Tetapi represi yang keji terhadap badan dan rohani komunisme itu pun akhirnya membuat Bung Karno menyerah dan seakan berkompromi dengan sikap ilmiahnya sehingga katanya:
“Kalau ingin menghilangkan komunisme, hilangkan ini gubuk-gubuk, ganti dengan rumah-rumah yang baik. Beri makan yang banyak, sandang-pangan yang cukup. (Pidato Sukarno di hadapan delegasi Angkatan 45, di Istana Merdeka, Jakarta, 6 September 1966)”.

Sikap yang lantas juga diikuti oleh kebanyakan kaum terpelajar Indonesia sekarang. Padahal Bung Karno juga tahu bahwa Marxisme(-Leninisme) adalah ilmu pengetahuan untuk mencapai masyarakat komunis. 
Sementara itu masyarakat komunis yang berakar pada prinsip hidup komunal, kebersamaan, bisa juga gotong-royong,  adalah soal gagasan yang sudah menjadi mimpi dan harapan sepanjang hidup bermasyarakat manusia yang dianggap ideal karena menjanjikan masyarakat tanpa penindasan dan penghisapan atau masyarakat adil dan makmur. Ia ada dalam gagasan masyarakat primitif kita. 
Pun dalam beberapa agama besar. Begitulah juga diceritakan dalam Kisah Para Rasul bagaimana para jemaat purba hidup dalam prinsip yang sekarang kita kenal sebagai prinsip komunis: “Adapun kumpulan orang yang telah percaya itu, mereka sehati dan sejiwa dan tidak seorang pun yang berkata, bahwa sesuatu dari kepunyaannya adalah miliknya sendiri tetapi segala sesuatu adalah kepunyaan mereka bersama….lalu dibagi-bagikan kepada setiap orang sesuai dengan keperluannya.” (4: 32-37)

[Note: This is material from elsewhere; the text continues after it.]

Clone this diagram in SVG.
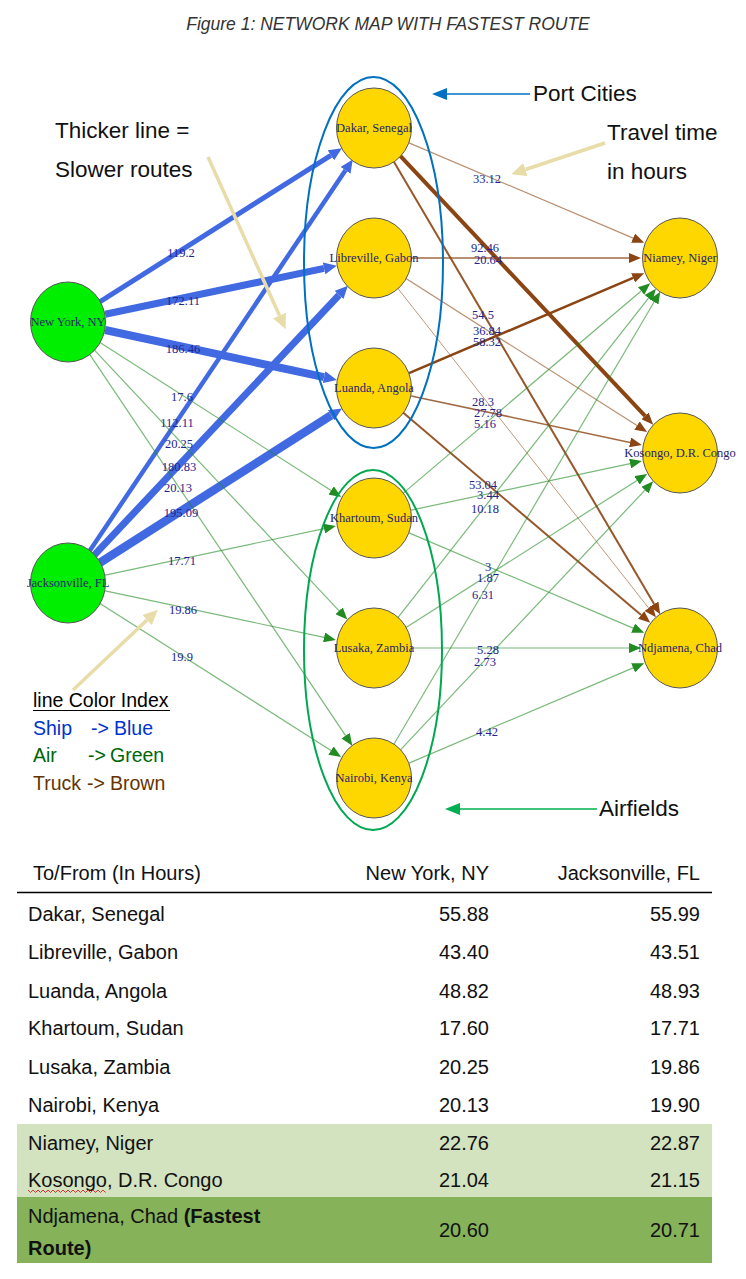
<svg xmlns="http://www.w3.org/2000/svg" width="746" height="1279" viewBox="0 0 746 1279">
<style>
.ship{stroke:#4169E1;fill:none}
.air{stroke:#228B22;stroke-opacity:.6;stroke-width:1.2;fill:none}
.truck{stroke:#8B4513;fill:none}
.elab{font-family:"Liberation Serif",serif;font-size:12.5px;fill:#24248f;text-anchor:middle}
.nlab{font-family:"Liberation Serif",serif;font-size:12.5px;fill:#24246f;text-anchor:middle}
.city{fill:#FFD700;stroke:#555;stroke-width:1}
.src{fill:#00EE00;stroke:#555;stroke-width:1}
.ann{font-family:"Liberation Sans",sans-serif;font-size:22.5px;fill:#111}
.leg{font-family:"Liberation Sans",sans-serif;font-size:19.5px}
.tbl{font-family:"Liberation Sans",sans-serif;font-size:20px;fill:#111}
.r{text-anchor:end}
.khaki{stroke:#E8DDA8;stroke-width:3.5;fill:none}
</style>
<defs>
<marker id="aB" markerUnits="userSpaceOnUse" markerWidth="14" markerHeight="12" refX="0" refY="6" orient="auto"><path d="M0,0 L13,6 L0,12 Z" fill="#4169E1"/></marker>
<marker id="aG" markerUnits="userSpaceOnUse" markerWidth="13" markerHeight="10" refX="0" refY="5" orient="auto"><path d="M0,0 L12,5 L0,10 Z" fill="#228B22"/></marker>
<marker id="aT" markerUnits="userSpaceOnUse" markerWidth="13" markerHeight="10" refX="0" refY="5" orient="auto"><path d="M0,0 L12,5 L0,10 Z" fill="#8B4513"/></marker>
<marker id="aK" markerUnits="userSpaceOnUse" markerWidth="16" markerHeight="14" refX="0" refY="7" orient="auto"><path d="M0,0 L15,7 L0,14 Z" fill="#E8DDA8"/></marker>
<marker id="aP" markerUnits="userSpaceOnUse" markerWidth="16" markerHeight="12" refX="0" refY="6" orient="auto"><path d="M0,0 L15,6 L0,12 Z" fill="#0070C0"/></marker>
<marker id="aA" markerUnits="userSpaceOnUse" markerWidth="16" markerHeight="12" refX="0" refY="6" orient="auto"><path d="M0,0 L15,6 L0,12 Z" fill="#00B050"/></marker>
</defs>
<rect width="746" height="1279" fill="#fff"/>
<text x="388" y="30" font-family="Liberation Sans, sans-serif" font-size="17.5" font-style="italic" fill="#333" text-anchor="middle">Figure 1: NETWORK MAP WITH FASTEST ROUTE</text>

<g id="connectors">
<line class="ship" stroke-width="5" x1="100.1" y1="301.7" x2="330.9" y2="155.3" marker-end="url(#aB)"/>
<line class="ship" stroke-width="7" x1="105.2" y1="314.2" x2="324.1" y2="268.4" marker-end="url(#aB)"/>
<line class="ship" stroke-width="8" x1="105.1" y1="330" x2="324.1" y2="377.2" marker-end="url(#aB)"/>
<line class="ship" stroke-width="4.5" x1="89.2" y1="551.5" x2="345.5" y2="170.3" marker-end="url(#aB)"/>
<line class="ship" stroke-width="7" x1="94" y1="555.3" x2="339" y2="295.1" marker-end="url(#aB)"/>
<line class="ship" stroke-width="8.5" x1="100" y1="562.6" x2="331" y2="415.4" marker-end="url(#aB)"/>
<line class="air" x1="100" y1="342.5" x2="331.1" y2="490.5" marker-end="url(#aG)"/>
<line class="air" x1="94" y1="349.7" x2="339.1" y2="610.8" marker-end="url(#aG)"/>
<line class="air" x1="89.2" y1="353.6" x2="345.6" y2="735.7" marker-end="url(#aG)"/>
<line class="air" x1="105.2" y1="575.1" x2="324.1" y2="528.6" marker-end="url(#aG)"/>
<line class="air" x1="105.2" y1="590.9" x2="324.1" y2="637.4" marker-end="url(#aG)"/>
<line class="air" x1="100" y1="603.4" x2="331" y2="750.6" marker-end="url(#aG)"/>
<line class="truck" stroke-width="1.2" stroke-opacity=".6" x1="409" y1="142.9" x2="633.1" y2="238.1" marker-end="url(#aT)"/>
<line class="truck" stroke-width="4" x1="400" y1="155.7" x2="645" y2="415.9" marker-end="url(#aT)"/>
<line class="truck" stroke-width="2" stroke-opacity=".9" x1="393.3" y1="160.7" x2="654.1" y2="604" marker-end="url(#aT)"/>
<line class="truck" stroke-width="1.5" stroke-opacity=".8" x1="412" y1="258" x2="629" y2="258" marker-end="url(#aT)"/>
<line class="truck" stroke-width="1.2" stroke-opacity=".6" x1="406" y1="278.4" x2="637" y2="425.6" marker-end="url(#aT)"/>
<line class="truck" stroke-width="1" stroke-opacity=".55" x1="397.5" y1="287.9" x2="648.5" y2="607.9" marker-end="url(#aT)"/>
<line class="truck" stroke-width="2.5" x1="409" y1="373.1" x2="633.1" y2="277.9" marker-end="url(#aT)"/>
<line class="truck" stroke-width="1.5" stroke-opacity=".8" x1="411.2" y1="395.9" x2="630.1" y2="442.4" marker-end="url(#aT)"/>
<line class="truck" stroke-width="2" stroke-opacity=".9" x1="403" y1="412.6" x2="641.1" y2="615" marker-end="url(#aT)"/>
<line class="air" x1="403" y1="493.4" x2="641.1" y2="291" marker-end="url(#aG)"/>
<line class="air" x1="411.2" y1="510.1" x2="630.1" y2="463.6" marker-end="url(#aG)"/>
<line class="air" x1="409" y1="532.9" x2="633.1" y2="628.1" marker-end="url(#aG)"/>
<line class="air" x1="397.5" y1="618.1" x2="648.5" y2="298.1" marker-end="url(#aG)"/>
<line class="air" x1="406" y1="627.6" x2="637" y2="480.4" marker-end="url(#aG)"/>
<line class="air" x1="412" y1="648" x2="629" y2="648" marker-end="url(#aG)"/>
<line class="air" x1="393.3" y1="745.3" x2="654.1" y2="302" marker-end="url(#aG)"/>
<line class="air" x1="400" y1="750.3" x2="645" y2="490.1" marker-end="url(#aG)"/>
<line class="air" x1="409" y1="763.1" x2="633.1" y2="667.9" marker-end="url(#aG)"/>
</g>

<g id="node-newyork"><ellipse class="src" cx="68" cy="322" rx="37.5" ry="40"/><text class="nlab" x="68" y="326">New York, NY</text></g>
<g id="node-jacksonville"><ellipse class="src" cx="68" cy="583" rx="37.5" ry="40"/><text class="nlab" x="68" y="587">Jacksonville, FL</text></g>
<g id="node-dakar"><ellipse class="city" cx="374" cy="128" rx="37.5" ry="40"/><text class="nlab" x="374" y="132">Dakar, Senegal</text></g>
<g id="node-libreville"><ellipse class="city" cx="374" cy="258" rx="37.5" ry="40"/><text class="nlab" x="374" y="262">Libreville, Gabon</text></g>
<g id="node-luanda"><ellipse class="city" cx="374" cy="388" rx="37.5" ry="40"/><text class="nlab" x="374" y="392">Luanda, Angola</text></g>
<g id="node-khartoum"><ellipse class="city" cx="374" cy="518" rx="37.5" ry="40"/><text class="nlab" x="374" y="522">Khartoum, Sudan</text></g>
<g id="node-lusaka"><ellipse class="city" cx="374" cy="648" rx="37.5" ry="40"/><text class="nlab" x="374" y="652">Lusaka, Zambia</text></g>
<g id="node-nairobi"><ellipse class="city" cx="374" cy="778" rx="37.5" ry="40"/><text class="nlab" x="374" y="782">Nairobi, Kenya</text></g>
<g id="node-niamey"><ellipse class="city" cx="680" cy="258" rx="37.5" ry="40"/><text class="nlab" x="680" y="262">Niamey, Niger</text></g>
<g id="node-kosongo"><ellipse class="city" cx="680" cy="453" rx="37.5" ry="40"/><text class="nlab" x="680" y="457">Kosongo, D.R. Congo</text></g>
<g id="node-ndjamena"><ellipse class="city" cx="680" cy="648" rx="37.5" ry="40"/><text class="nlab" x="680" y="652">Ndjamena, Chad</text></g>

<g id="edge-labels">
<text class="elab" x="181" y="257">119.2</text>
<text class="elab" x="183" y="305">172.11</text>
<text class="elab" x="183" y="353">186.46</text>
<text class="elab" x="182" y="401">17.6</text>
<text class="elab" x="177" y="427">112.11</text>
<text class="elab" x="179" y="448">20.25</text>
<text class="elab" x="179" y="471">180.83</text>
<text class="elab" x="178" y="492">20.13</text>
<text class="elab" x="181" y="517">195.09</text>
<text class="elab" x="182" y="565">17.71</text>
<text class="elab" x="183" y="614">19.86</text>
<text class="elab" x="182" y="661">19.9</text>
<text class="elab" x="487" y="183">33.12</text>
<text class="elab" x="485" y="252">92.46</text>
<text class="elab" x="488" y="264">20.64</text>
<text class="elab" x="483" y="319">54.5</text>
<text class="elab" x="487" y="335">36.84</text>
<text class="elab" x="487" y="346">58.32</text>
<text class="elab" x="483" y="406">28.3</text>
<text class="elab" x="488" y="417">27.78</text>
<text class="elab" x="485" y="428">5.16</text>
<text class="elab" x="483" y="489">53.04</text>
<text class="elab" x="488" y="499">3.44</text>
<text class="elab" x="485" y="513">10.18</text>
<text class="elab" x="488" y="571">3</text>
<text class="elab" x="488" y="582">1.87</text>
<text class="elab" x="483" y="599">6.31</text>
<text class="elab" x="488" y="654">5.28</text>
<text class="elab" x="485" y="666">2.73</text>
<text class="elab" x="487" y="736">4.42</text>
</g>

<g id="groups">
<ellipse cx="373.5" cy="262.5" rx="69.5" ry="185.5" fill="none" stroke="#0070C0" stroke-width="2"/>
<ellipse cx="373" cy="650" rx="69" ry="180" fill="none" stroke="#00A850" stroke-width="2"/>
</g>

<g id="annotations">
<line x1="530" y1="94" x2="447" y2="94" stroke="#0070C0" stroke-width="1.5" marker-end="url(#aP)"/>
<text class="ann" x="533" y="101">Port Cities</text>
<line x1="597" y1="809" x2="460" y2="809" stroke="#00B050" stroke-width="1.5" marker-end="url(#aA)"/>
<text class="ann" x="599" y="816">Airfields</text>
<text class="ann" x="55" y="138">Thicker line =</text>
<text class="ann" x="55" y="177">Slower routes</text>
<text class="ann" x="607" y="140">Travel time</text>
<text class="ann" x="607" y="179">in hours</text>
<line class="khaki" x1="208" y1="157" x2="279.5" y2="315.5" marker-end="url(#aK)"/>
<line class="khaki" x1="605" y1="143" x2="525.5" y2="169.5" marker-end="url(#aK)"/>
<line class="khaki" x1="73" y1="690" x2="147" y2="620" marker-end="url(#aK)"/>
</g>

<g id="legend">
<text class="leg" x="33" y="707" fill="#000">line Color Index</text>
<line x1="33" y1="710.5" x2="170" y2="710.5" stroke="#000" stroke-width="1.2"/>
<text class="leg" x="33" y="735" fill="#0033CC">Ship</text><text class="leg" x="91" y="735" fill="#0033CC">-&gt;</text><text class="leg" x="114" y="735" fill="#0033CC">Blue</text>
<text class="leg" x="33" y="762" fill="#006600">Air</text><text class="leg" x="88" y="762" fill="#006600">-&gt;</text><text class="leg" x="110" y="762" fill="#006600">Green</text>
<text class="leg" x="33" y="790" fill="#663300">Truck</text><text class="leg" x="87" y="790" fill="#663300">-&gt;</text><text class="leg" x="110" y="790" fill="#663300">Brown</text>
</g>

<g id="table">
<rect x="17" y="1124" width="695" height="73" fill="#D3E2BF"/>
<rect x="17" y="1197" width="695" height="66" fill="#86B25A"/>
<text class="tbl" x="33" y="880">To/From (In Hours)</text>
<text class="tbl r" x="489" y="880">New York, NY</text>
<text class="tbl r" x="700" y="880">Jacksonville, FL</text>
<line x1="17" y1="892.5" x2="712" y2="892.5" stroke="#000" stroke-width="1.5"/>
<text class="tbl" x="28" y="921">Dakar, Senegal</text><text class="tbl r" x="489" y="921">55.88</text><text class="tbl r" x="700" y="921">55.99</text>
<text class="tbl" x="28" y="959">Libreville, Gabon</text><text class="tbl r" x="489" y="959">43.40</text><text class="tbl r" x="700" y="959">43.51</text>
<text class="tbl" x="28" y="998">Luanda, Angola</text><text class="tbl r" x="489" y="998">48.82</text><text class="tbl r" x="700" y="998">48.93</text>
<text class="tbl" x="28" y="1035">Khartoum, Sudan</text><text class="tbl r" x="489" y="1035">17.60</text><text class="tbl r" x="700" y="1035">17.71</text>
<text class="tbl" x="28" y="1074">Lusaka, Zambia</text><text class="tbl r" x="489" y="1074">20.25</text><text class="tbl r" x="700" y="1074">19.86</text>
<text class="tbl" x="28" y="1112">Nairobi, Kenya</text><text class="tbl r" x="489" y="1112">20.13</text><text class="tbl r" x="700" y="1112">19.90</text>
<text class="tbl" x="28" y="1150">Niamey, Niger</text><text class="tbl r" x="489" y="1150">22.76</text><text class="tbl r" x="700" y="1150">22.87</text>
<text class="tbl" x="28" y="1187">Kosongo, D.R. Congo</text><text class="tbl r" x="489" y="1187">21.04</text><text class="tbl r" x="700" y="1187">21.15</text>
<path d="M28,1190 l2.5,2.5 l2.5,-2.5 l2.5,2.5 l2.5,-2.5 l2.5,2.5 l2.5,-2.5 l2.5,2.5 l2.5,-2.5 l2.5,2.5 l2.5,-2.5 l2.5,2.5 l2.5,-2.5 l2.5,2.5 l2.5,-2.5 l2.5,2.5 l2.5,-2.5 l2.5,2.5 l2.5,-2.5 l2.5,2.5 l2.5,-2.5 l2.5,2.5 l2.5,-2.5 l2.5,2.5 l2.5,-2.5 l2.5,2.5 l2.5,-2.5 l2.5,2.5 l2.5,-2.5 l2.5,2.5 l2.5,-2.5 l2.5,2.5" fill="none" stroke="#E03030" stroke-width="1"/>
<text class="tbl" x="28" y="1223">Ndjamena, Chad <tspan font-weight="bold">(Fastest</tspan></text>
<text class="tbl" x="28" y="1255" font-weight="bold">Route)</text>
<text class="tbl r" x="489" y="1237">20.60</text><text class="tbl r" x="700" y="1237">20.71</text>
</g>
</svg>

Karena itu, dari kacamata ilmu pengetahuan, menjadi menggelikan bahwa menghilangkan komunisme adalah dengan “hilangkan ini gubuk-gubuk, ganti dengan rumah-rumah yang baik. Beri makan yang banyak, sandang-pangan yang cukup”, sementara relasi kuasa yang tidak setara yang membiarkan adanya penindasan dan penghisapan tetap bertakhta.  
Di sini berlaku, kekalahan politik tidak berarti kekalahan dalam bidang gagasan atau ideologi. PKI bisa mati, bangkrut dan aus tetapi gagasan mencapai masyarakat adil dan makmur,  tanpa penindasan dan penghisapan selalu hidup dan… menghantui?